I intended this initially as a joke, but the code actually compiles, works*, looks mostly reasonable and I am missing this feature. So I would be willing to give it some finishing touches if the contribution is wanted. :)

Suspected shortcomings:

  • It is not yet a mergeable value (does it need to be?)
  • It looks like it does not support variations? (that commented out part in CovHelper::MakeNew, but it is the same for e.g. StdDev)
  • The number of tests is a bit overkill but they do look correct
  • Probably needs some more editing of the documentation (does it show up in the RDF Cheatsheet automatically?)
  • The commit history is very ugly :D

More details and all the AI-generated description can be found in https://github.com/Zehvogel/root/pull/1

(*) I only tested this with (I don't know how to run all the tests):

import ROOT
import numpy as np

ROOT.EnableImplicitMT(2)

x = np.array([1, 2, 3, 4, 5], dtype=np.float64)
y = np.array([2, 4, 6, 8, 10], dtype=np.float64)

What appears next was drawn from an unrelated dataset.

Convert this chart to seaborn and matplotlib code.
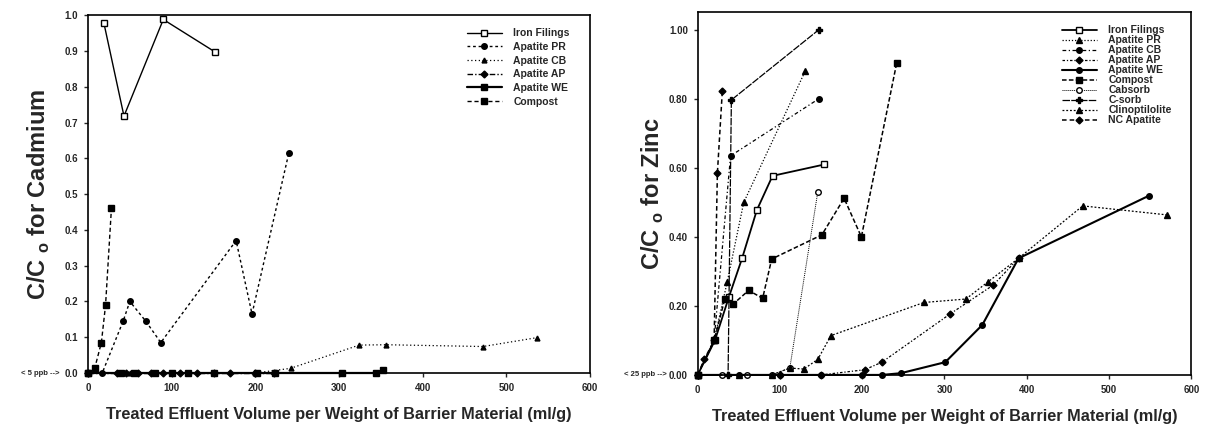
import matplotlib
matplotlib.use("Agg")
import matplotlib.pyplot as plt
import seaborn as sns
import pandas as pd

# ---------------- Cadmium panel data ----------------
cd_iron_x = [19, 43, 90, 152]
cd_iron_y = [0.978, 0.718, 0.988, 0.897]
cd_pr_x = [0, 17, 42, 50, 69, 87, 177, 196, 240]
cd_pr_y = [0.0, 0.0, 0.145, 0.20, 0.145, 0.085, 0.37, 0.165, 0.615]
cd_cb_x = [0, 50, 100, 150, 200, 242, 324, 356, 472, 537]
cd_cb_y = [0.0, 0.0, 0.0, 0.0, 0.0, 0.013, 0.078, 0.079, 0.074, 0.099]
cd_ap_x = [0, 35, 45, 60, 75, 90, 110, 130, 150, 170, 200, 222]
cd_ap_y = [0.0, 0.0, 0.0, 0.0, 0.0, 0.0, 0.0, 0.0, 0.0, 0.0, 0.0, 0.0]
cd_we_x = [0, 40, 55, 80, 100, 120, 150, 202, 223, 304, 344, 352]
cd_we_y = [0.0, 0.0, 0.0, 0.0, 0.0, 0.0, 0.0, 0.0, 0.0, 0.0, 0.0, 0.008]
cd_comp_x = [0, 8, 16, 21, 28]
cd_comp_y = [0.0, 0.013, 0.085, 0.19, 0.46]

# ---------------- Zinc panel data ----------------
zn_iron_x = [0, 21, 38, 54, 72, 91, 154]
zn_iron_y = [0.0, 0.10, 0.226, 0.338, 0.478, 0.577, 0.61]
zn_pr_x = [0, 20, 36, 56, 131]
zn_pr_y = [0.0, 0.10, 0.27, 0.50, 0.882]
zn_cb_x = [0, 20, 40, 147]
zn_cb_y = [0.0, 0.10, 0.635, 0.80]
zn_ap_x = [0, 100, 150, 203, 224, 307, 359, 390]
zn_ap_y = [0.0, 0.0, 0.0, 0.015, 0.037, 0.177, 0.26, 0.338]
zn_we_x = [0, 50, 100, 150, 200, 224, 247, 301, 346, 390, 549]
zn_we_y = [0.0, 0.0, 0.0, 0.0, 0.0, 0.0, 0.005, 0.037, 0.145, 0.338, 0.52]
zn_comp_x = [0, 20, 33, 43, 62, 79, 90, 151, 178, 199, 242]
zn_comp_y = [0.0, 0.10, 0.22, 0.205, 0.245, 0.222, 0.336, 0.406, 0.512, 0.40, 0.905]
zn_cabs_x = [0, 30, 60, 90, 112, 146]
zn_cabs_y = [0.0, 0.0, 0.0, 0.0, 0.02, 0.53]
zn_csorb_x = [0, 37, 41, 147]
zn_csorb_y = [0.0, 0.0, 0.797, 1.00]
zn_clin_x = [0, 50, 90, 112, 129, 146, 162, 275, 326, 353, 390, 468, 570]
zn_clin_y = [0.0, 0.0, 0.0, 0.02, 0.017, 0.045, 0.114, 0.21, 0.22, 0.27, 0.338, 0.49, 0.464]
zn_nc_x = [0, 8, 20, 24, 30]
zn_nc_y = [0.0, 0.045, 0.10, 0.585, 0.823]

x_ticks = [0, 100, 200, 300, 400, 500, 600]
cd_yticks = [0.0, 0.1, 0.2, 0.3, 0.4, 0.5, 0.6, 0.7, 0.8, 0.9, 1.0]
zn_yticks = [0.0, 0.2, 0.4, 0.6, 0.8, 1.0]

sns.set_style("ticks")
plt.rcParams['font.family'] = ['Liberation Sans', 'DejaVu Sans']
plt.rcParams['mathtext.fontset'] = 'custom'
plt.rcParams['mathtext.bf'] = 'Liberation Sans:bold'
plt.rcParams['mathtext.rm'] = 'Liberation Sans'

fig = plt.figure(figsize=(12.07, 4.28), dpi=100)
ax1 = fig.add_axes([0.0729, 0.1285, 0.416, 0.836])
ax2 = fig.add_axes([0.578, 0.124, 0.409, 0.848])

def draw(ax, x, y, label, ls, marker, lw=1.0, mfc='black', ms=4):
    df = pd.DataFrame({'x': x, 'y': y})
    sns.lineplot(data=df, x='x', y='y', ax=ax, sort=False, estimator=None,
                 color='black', linestyle=ls, linewidth=lw, marker=marker,
                 markersize=ms, markerfacecolor=mfc, markeredgecolor='black',
                 markeredgewidth=1.0, label=label, clip_on=False)

# Cadmium
draw(ax1, cd_iron_x, cd_iron_y, 'Iron Filings', '-', 's', 1.0, 'white')
draw(ax1, cd_pr_x, cd_pr_y, 'Apatite PR', (0, (2, 2)), 'o', 1.0)
draw(ax1, cd_cb_x, cd_cb_y, 'Apatite CB', (0, (1, 2)), '^', 0.9, ms=3.5)
draw(ax1, cd_ap_x, cd_ap_y, 'Apatite AP', (0, (4, 1.5, 1, 1.5)), 'D', 1.0, ms=3.5)
draw(ax1, cd_we_x, cd_we_y, 'Apatite WE', '-', 's', 1.6)
draw(ax1, cd_comp_x, cd_comp_y, 'Compost', (0, (3, 2)), 's', 1.0)

# Zinc
draw(ax2, zn_iron_x, zn_iron_y, 'Iron Filings', '-', 's', 1.3, 'white')
draw(ax2, zn_pr_x, zn_pr_y, 'Apatite PR', (0, (1, 1.5)), '^', 0.9)
draw(ax2, zn_cb_x, zn_cb_y, 'Apatite CB', (0, (3, 2, 1, 2)), 'o', 0.9)
draw(ax2, zn_ap_x, zn_ap_y, 'Apatite AP', (0, (2, 1.5, 1, 1.5)), 'D', 0.9, ms=3.5)
draw(ax2, zn_we_x, zn_we_y, 'Apatite WE', '-', 'o', 1.5)
draw(ax2, zn_comp_x, zn_comp_y, 'Compost', (0, (3, 1.5)), 's', 1.1)
draw(ax2, zn_cabs_x, zn_cabs_y, 'Cabsorb', (0, (1, 1)), 'o', 0.7, 'white')
draw(ax2, zn_csorb_x, zn_csorb_y, 'C-sorb', (0, (6, 1)), 'P', 0.9)
draw(ax2, zn_clin_x, zn_clin_y, 'Clinoptilolite', (0, (1.5, 1.5)), '^', 0.9)
draw(ax2, zn_nc_x, zn_nc_y, 'NC Apatite', (0, (3, 2)), 'D', 1.1, ms=3.5)

tick_font = dict(fontsize=7, fontweight='bold')
panels = [
    (ax1, cd_yticks, '{:.1f}', 1.0, 'Cadmium', '< 5 ppb -->', -0.056, 9,
     (0.968, 0.975), 0.35),
    (ax2, zn_yticks, '{:.2f}', 1.052, 'Zinc', '< 25 ppb -->', -0.063, 2,
     (0.969, 0.975), 0.0),
]
for ax, yt, fmt, top, name, note, note_x, lpad, anchor, lsp in panels:
    ax.set_xlim(0, 600)
    ax.set_ylim(0, top)
    ax.set_xticks(x_ticks)
    ax.set_xticklabels([str(t) for t in x_ticks], **tick_font)
    ax.set_yticks(yt)
    ax.set_yticklabels([fmt.format(t) for t in yt], **tick_font)
    ax.tick_params(length=3, width=1, pad=4)
    for s in ax.spines.values():
        s.set_visible(True)
        s.set_linewidth(1.2)
        s.set_color('black')
    ax.set_xlabel('Treated Effluent Volume per Weight of Barrier Material (ml/g)',
                  fontsize=11.7, fontweight='bold', labelpad=10)
    ax.set_ylabel(r'C/C $_{\mathbf{o}}$ for ' + name, fontsize=17, fontweight='bold',
                  labelpad=lpad)
    ax.text(note_x, 0.0, note, transform=ax.transAxes, fontsize=5.5,
            ha='right', va='center', fontweight='bold')
    ax.legend(loc='upper right', bbox_to_anchor=anchor, frameon=False,
              handlelength=3.4, prop=dict(size=7.5, weight='bold'),
              labelspacing=lsp, handletextpad=1.1, borderaxespad=0.0,
              borderpad=0.4)

fig.savefig('out.png', dpi=100)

df = ROOT.RDF.FromNumpy({'x': x, 'y': y})

df.Cov(["x", "y"]).GetValue().Print()

a = np.asarray([x, y])
print(np.cov(a))

Zehvogel avatar Aug 21 '25 08:08 Zehvogel

Hi @Zehvogel ,

Thanks for creating this PR, it's definitely an interesting exercise!

Since the feature request has never surfaced before, we would need a clear explanation of the use cases this would be useful for.

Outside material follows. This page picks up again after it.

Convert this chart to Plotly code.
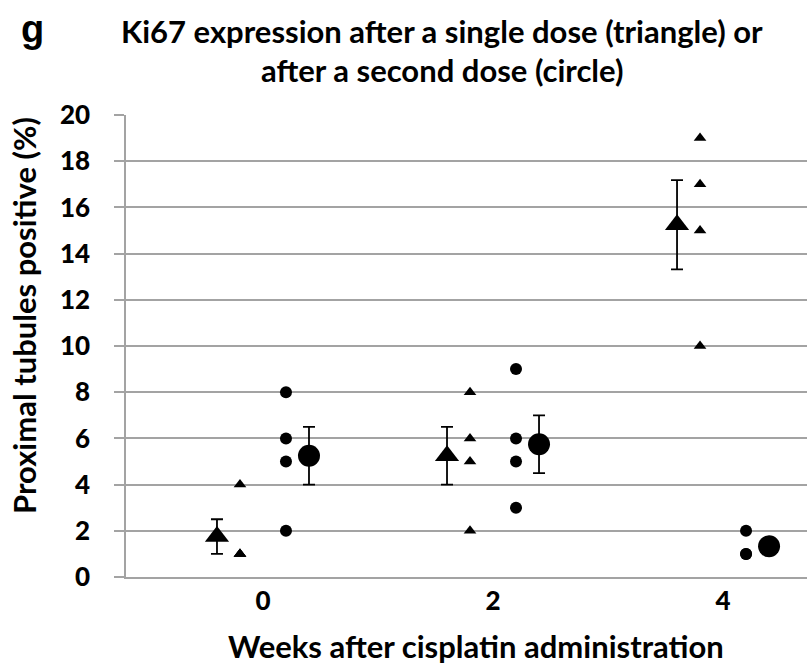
import plotly.graph_objects as go

# ---- data ----
weeks = [0, 2, 4]
tick_labels = ["0", "2", "4"]

# individual animals, single dose (triangle)
single_w0 = [4, 1, 1, 1]
single_w2 = [8, 6, 5, 2]
single_w4 = [19, 17, 15, 10]
# individual animals, second dose (circle)
second_w0 = [8, 6, 5, 2]
second_w2 = [9, 6, 5, 3]
second_w4 = [2, 1, 1]

single_mean = [1.75, 5.25, 15.25]
single_err = [0.75, 1.25, 1.93]
second_mean = [5.25, 5.75, 1.33]
second_err = [1.25, 1.25, 0.33]

y_ticks = [0, 2, 4, 6, 8, 10, 12, 14, 16, 18, 20]

# ---- layout constants ----
OFF_SINGLE_MEAN = -0.4
OFF_SINGLE_PTS = -0.2
OFF_SECOND_PTS = 0.2
OFF_SECOND_MEAN = 0.4
FONT = "Lato"
GRID = "#a3a3a3"

def pts_xy(groups, off):
    xs, ys = [], []
    for w, vals in zip(weeks, groups):
        for v in vals:
            xs.append(w + off)
            ys.append(v)
    return xs, ys

fig = go.Figure()

sx, sy = pts_xy([single_w0, single_w2, single_w4], OFF_SINGLE_PTS)
cx, cy = pts_xy([second_w0, second_w2, second_w4], OFF_SECOND_PTS)

fig.add_trace(go.Scatter(x=sx, y=sy, mode="markers",
                         marker=dict(symbol="triangle-up", size=11, color="black"),
                         showlegend=False))
fig.add_trace(go.Scatter(x=cx, y=cy, mode="markers",
                         marker=dict(symbol="circle", size=12, color="black"),
                         showlegend=False))
fig.add_trace(go.Scatter(x=[w + OFF_SINGLE_MEAN for w in weeks], y=single_mean,
                         mode="markers",
                         marker=dict(symbol="triangle-up", size=21, color="black"),
                         error_y=dict(type="data", array=single_err, color="black",
                                      thickness=1.8, width=6),
                         showlegend=False))
fig.add_trace(go.Scatter(x=[w + OFF_SECOND_MEAN for w in weeks], y=second_mean,
                         mode="markers",
                         marker=dict(symbol="circle", size=22, color="black"),
                         error_y=dict(type="data", array=second_err, color="black",
                                      thickness=1.8, width=6),
                         showlegend=False))

TICKFONT = dict(family=FONT, size=26, color="black", weight=900)

fig.update_layout(
    width=807, height=670,
    margin=dict(l=126, r=0, t=115, b=93),
    paper_bgcolor="white", plot_bgcolor="white",
    font=dict(family=FONT, color="black"),
    xaxis=dict(range=[-1.191, 4.73], tickmode="array", tickvals=weeks,
               ticktext=tick_labels,
               showgrid=False, zeroline=False,
               showline=True, linecolor=GRID, linewidth=1.5,
               ticks="", tickfont=TICKFONT,
               ticklabelstandoff=0),
    yaxis=dict(range=[0, 20], tickmode="array", tickvals=y_ticks,
               ticktext=[str(v) for v in y_ticks],
               showgrid=True, gridcolor=GRID, gridwidth=1.5, zeroline=False,
               showline=True, linecolor=GRID, linewidth=1.5,
               ticks="outside", ticklen=10, tickcolor=GRID, tickwidth=1.5,
               tickfont=TICKFONT,
               ticklabelstandoff=19),
)

ann = [
    dict(text="<b>g</b>", x=19, y=29, font=dict(family="Liberation Sans", size=38)),
    dict(text="<b>Ki67 expression after a single dose (triangle) or</b>",
         x=442, y=31, font=dict(family=FONT, size=31)),
    dict(text="<b>after a second dose (circle)</b>",
         x=442, y=70, font=dict(family=FONT, size=31)),
    dict(text="<b>Weeks after cisplatin administration</b>",
         x=476, y=646, font=dict(family=FONT, size=31)),
]
for a in ann:
    xanchor = "left" if a["text"] == "<b>g</b>" else "center"
    fig.add_annotation(text=a["text"], xref="paper", yref="paper",
                       x=(a["x"] - 126) / 681, y=(577 - a["y"]) / 462,
                       xanchor=xanchor, yanchor="middle", showarrow=False,
                       font=dict(color="black", **a["font"]))

fig.add_annotation(text="<b>Proximal tubules positive (%)</b>", xref="paper", yref="paper",
                   x=(24 - 126) / 681, y=(577 - 316) / 462, xanchor="center",
                   yanchor="middle", textangle=-90, showarrow=False,
                   font=dict(family=FONT, size=31, color="black"))

fig.write_html("out.html", config={"displayModeBar": False},
               post_script="document.body.style.margin='0';")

In general, I believe it would be easier for now to provide this functionality as a plug-in to RDF, e.g. some tutorial showing the implementation of a custom action with Book that fills a TMatrixDSym data members and then shows the covariance matrix, maybe even with a plot. I believe we could discuss merging that tutorial in the repository even without it being requested by a larger group of users.

vepadulano avatar Oct 20 '25 20:10 vepadulano

This could actually be useful for usecases like:

  • https://github.com/root-project/root/issues/20557

where the covariance matrix is an important summary statistics to augment the histograms in the statistical analysis.

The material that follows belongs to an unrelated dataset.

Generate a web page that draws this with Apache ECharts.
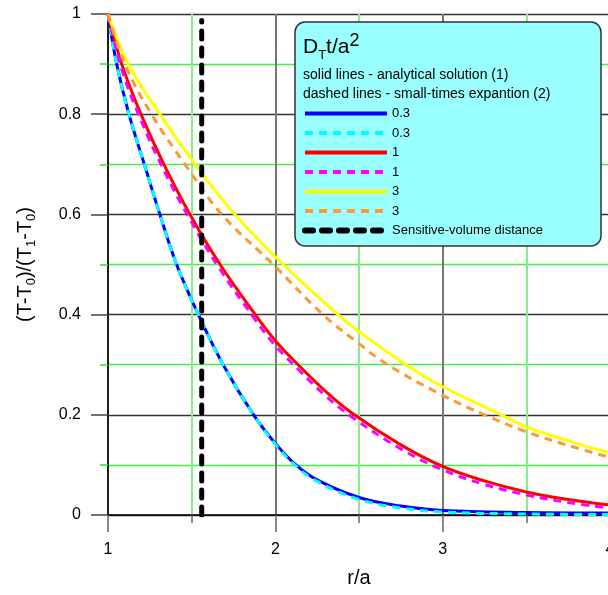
<!DOCTYPE html>
<html>
<head>
<meta charset="utf-8">
<script src="https://cdn.jsdelivr.net/npm/echarts@6/dist/echarts.min.js"></script>
<style>
html, body { margin: 0; padding: 0; background: #fff; }
#chart { width: 608px; height: 595px; }
</style>
</head>
<body>
<div id="chart"></div>
<script>
// axis ticks
var xTicks = [1, 2, 3, 4];
var yTicks = [0, 0.2, 0.4, 0.6, 0.8, 1];

// D_T t / a^2 = 0.3
var rSolid03 = [1, 1.052, 1.125, 1.217, 1.31, 1.41, 1.54, 1.688, 1.87, 2.0, 2.116, 2.25, 2.5, 2.75, 3, 3.5, 4];
var vSolid03 = [1, 0.9, 0.8, 0.7, 0.6, 0.5, 0.4, 0.3, 0.2, 0.143, 0.102, 0.07, 0.035, 0.018, 0.009, 0.005, 0.004];
var rDash03 = [1, 1.052, 1.125, 1.217, 1.31, 1.41, 1.54, 1.688, 1.87, 2.0, 2.116, 2.25, 2.5, 2.75, 3, 3.5, 4];
var vDash03 = [1, 0.9, 0.8, 0.7, 0.6, 0.5, 0.4, 0.3, 0.2, 0.141, 0.1, 0.067, 0.031, 0.014, 0.006, 0.002, 0.001];

// D_T t / a^2 = 1
var rSolid1 = [1, 1.082, 1.197, 1.334, 1.49, 1.67, 1.88, 2.0, 2.136, 2.3, 2.464, 2.75, 3, 3.25, 3.5, 3.75, 4];
var vSolid1 = [1, 0.9, 0.8, 0.7, 0.6, 0.5, 0.4, 0.348, 0.3, 0.247, 0.202, 0.14, 0.097, 0.068, 0.046, 0.031, 0.02];
var rDash1 = [1, 1.082, 1.197, 1.334, 1.49, 1.67, 1.88, 2.0, 2.136, 2.3, 2.464, 2.75, 3, 3.25, 3.5, 3.75, 4];
var vDash1 = [1, 0.89, 0.788, 0.688, 0.59, 0.49, 0.39, 0.338, 0.291, 0.238, 0.194, 0.132, 0.09, 0.061, 0.04, 0.025, 0.014];

// D_T t / a^2 = 3
var rSolid3 = [1, 1.121, 1.31, 1.52, 1.758, 2.047, 2.375, 2.5, 2.78, 3, 3.35, 3.5, 3.75, 4];
var vSolid3 = [1, 0.9, 0.8, 0.7, 0.6, 0.5, 0.4, 0.366, 0.3, 0.256, 0.2, 0.176, 0.148, 0.124];
var rDash3 = [1, 1.101, 1.26, 1.46, 1.68, 1.987, 2.285, 2.5, 2.67, 3, 3.25, 3.5, 3.75, 4];
var vDash3 = [1, 0.9, 0.8, 0.7, 0.6, 0.5, 0.4, 0.342, 0.3, 0.239, 0.2, 0.166, 0.139, 0.115];

// sensitive-volume distance
var rSensitive = [1.56, 1.56];
var vSensitive = [0, 0.987];

var seriesNames = ['s03', 'd03', 's1', 'd1', 's3', 'd3', 'sv'];
var seriesLabels = ['0.3', '0.3', '1', '1', '3', '3', 'Sensitive-volume distance'];

var font = 'Arial, "Liberation Sans", sans-serif';

function pairs(xs, ys) {
    return xs.map(function (x, i) { return [x, ys[i]]; });
}

var myChart = echarts.init(document.getElementById('chart'));

function curve(name, data, color, dashed) {
    return {
        name: name,
        type: 'line',
        data: data,
        smooth: 0.4,
        showSymbol: false,
        symbol: 'none',
        z: 3,
        lineStyle: {
            color: color,
            width: 3,
            type: dashed ? [8, 6] : 'solid'
        },
        itemStyle: { color: color }
    };
}

// legend entries: thicker line icons, no symbol
var legendData = seriesNames.map(function (n) {
    return {
        name: n,
        itemStyle: { opacity: 0 },
        lineStyle: { width: n === 'sv' ? 6 : 4 }
    };
});

var option = {
    animation: false,
    textStyle: { fontFamily: font },
    grid: { left: 108, right: -2, top: 14, bottom: 80, outerBoundsMode: 'none' },
    xAxis: {
        type: 'value',
        min: xTicks[0],
        max: xTicks[xTicks.length - 1],
        interval: xTicks[1] - xTicks[0],
        name: 'r/a',
        nameLocation: 'middle',
        nameGap: 53,
        nameTextStyle: { fontSize: 20, color: '#000', fontFamily: font },
        axisLine: { onZero: false, lineStyle: { color: '#000', width: 1.5 } },
        axisTick: { length: 17, lineStyle: { color: '#666', width: 1.5 } },
        minorTick: { show: true, splitNumber: 2, length: 8, lineStyle: { color: '#666', width: 1.5 } },
        axisLabel: { fontSize: 16, color: '#000', margin: 27, fontFamily: font, hideOverlap: false },
        splitLine: { show: true, lineStyle: { color: '#777', width: 2 } },
        minorSplitLine: { show: true, lineStyle: { color: '#88ee88', width: 2 } }
    },
    yAxis: {
        type: 'value',
        min: yTicks[0],
        max: yTicks[yTicks.length - 1],
        interval: yTicks[1] - yTicks[0],
        name: '{a|(T-T}{b|0}{a|)/(T}{b|1}{a|-T}{b|0}{a|)}',
        nameLocation: 'middle',
        nameGap: 70,
        nameRotate: 90,
        nameTextStyle: {
            color: '#000',
            rich: {
                a: { fontSize: 20, lineHeight: 26, color: '#000', fontFamily: font },
                b: { fontSize: 13, lineHeight: 14, verticalAlign: 'bottom', color: '#000', fontFamily: font }
            }
        },
        axisLine: { show: true, lineStyle: { color: '#000', width: 1.5 } },
        axisTick: { show: true, length: 17, lineStyle: { color: '#444', width: 1.5 } },
        minorTick: { show: true, splitNumber: 2, length: 8, lineStyle: { color: '#33dd33', width: 1.5 } },
        axisLabel: { fontSize: 16, color: '#000', margin: 27, fontFamily: font },
        splitLine: { show: true, lineStyle: { color: '#333', width: 1.3 } },
        minorSplitLine: { show: true, lineStyle: { color: '#44ee44', width: 1.3 } }
    },
    legend: {
        orient: 'vertical',
        left: 302,
        top: 107,
        padding: 0,
        itemWidth: 82,
        itemHeight: 14,
        itemGap: 6.5,
        selectedMode: false,
        z: 12,
        data: legendData,
        formatter: function (name) {
            return seriesLabels[seriesNames.indexOf(name)];
        },
        textStyle: { fontSize: 13, color: '#000', fontFamily: font }
    },
    graphic: [
        {
            type: 'rect',
            z: 10,
            shape: { x: 295, y: 22, width: 306, height: 224, r: 10 },
            style: { fill: '#99ffff', stroke: '#333', lineWidth: 1.5 }
        },
        {
            type: 'text',
            z: 11,
            left: 303,
            top: 32,
            style: {
                text: '{m|D}{s|T}{m|t/a}{p|2}',
                rich: {
                    m: { fontSize: 21, lineHeight: 30, verticalAlign: 'middle', fill: '#000', fontFamily: font },
                    s: { fontSize: 13, lineHeight: 18, verticalAlign: 'bottom', fill: '#000', fontFamily: font },
                    p: { fontSize: 18, lineHeight: 24, verticalAlign: 'top', fill: '#000', fontFamily: font }
                }
            }
        },
        {
            type: 'text',
            z: 11,
            left: 303,
            top: 68,
            style: {
                text: 'solid lines - analytical solution (1)',
                fontSize: 14,
                fill: '#000',
                fontFamily: font
            }
        },
        {
            type: 'text',
            z: 11,
            left: 303,
            top: 87,
            style: {
                text: 'dashed lines - small-times expantion (2)',
                fontSize: 14,
                fill: '#000',
                fontFamily: font
            }
        }
    ],
    series: [
        curve('s03', pairs(rSolid03, vSolid03), '#0000ff', false),
        curve('d03', pairs(rDash03, vDash03), '#00ffff', true),
        curve('s1', pairs(rSolid1, vSolid1), '#ff0000', false),
        curve('d1', pairs(rDash1, vDash1), '#ff00ff', true),
        curve('s3', pairs(rSolid3, vSolid3), '#ffff00', false),
        curve('d3', pairs(rDash3, vDash3), '#ff9933', true),
        {
            name: 'sv',
            type: 'line',
            data: pairs(rSensitive, vSensitive),
            showSymbol: false,
            symbol: 'none',
            z: 4,
            lineStyle: { color: '#000', width: 5, type: [8, 9], cap: 'round' },
            itemStyle: { color: '#000' }
        }
    ]
};

myChart.setOption(option);

window.addEventListener('resize', function () {
    myChart.resize();
});
</script>
</body>
</html>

@Zehvogel, if I remember correctly, this is also your usecase? Right?

guitargeek avatar Dec 04 '25 09:12 guitargeek

Thanks for reminding me of this PR...

@Zehvogel, if I remember correctly, this is also your usecase? Right?

Yes, doing something like that was my intention initially. My actual analysis at the moment is slightly different, but it needs mostly the same bits and pieces.

I perform an analysis using so-called optimal observables. It is a matrix element based approach where one calculates one value per EFT parameter and event. Then one needs the means and the covariance matrix C of these observables over all events (and the means also for re-weighted events to build templates). The vector of means will then follow a multivariate normal distribution with covariance matrix C/n (mdim CLT) and one can use the RooMultiVarGaussian to perform a template fit of the EFT parameters. The method is not particularly new and was already used at LEP (see e.g. 6.2.1 in https://inspirehep.net/literature/555574, with the notational difference of minimising a chi2 instead) but is back in fashion for future collider studies since https://inspirehep.net/literature/1742980.

Zehvogel avatar Dec 04 '25 14:12 Zehvogel

@guitargeek the corresponding RooFit code is here if you want to take a look: https://github.com/Zehvogel/TGC2/blob/main/standalone-fit.ipynb

Zehvogel avatar Dec 04 '25 14:12 Zehvogel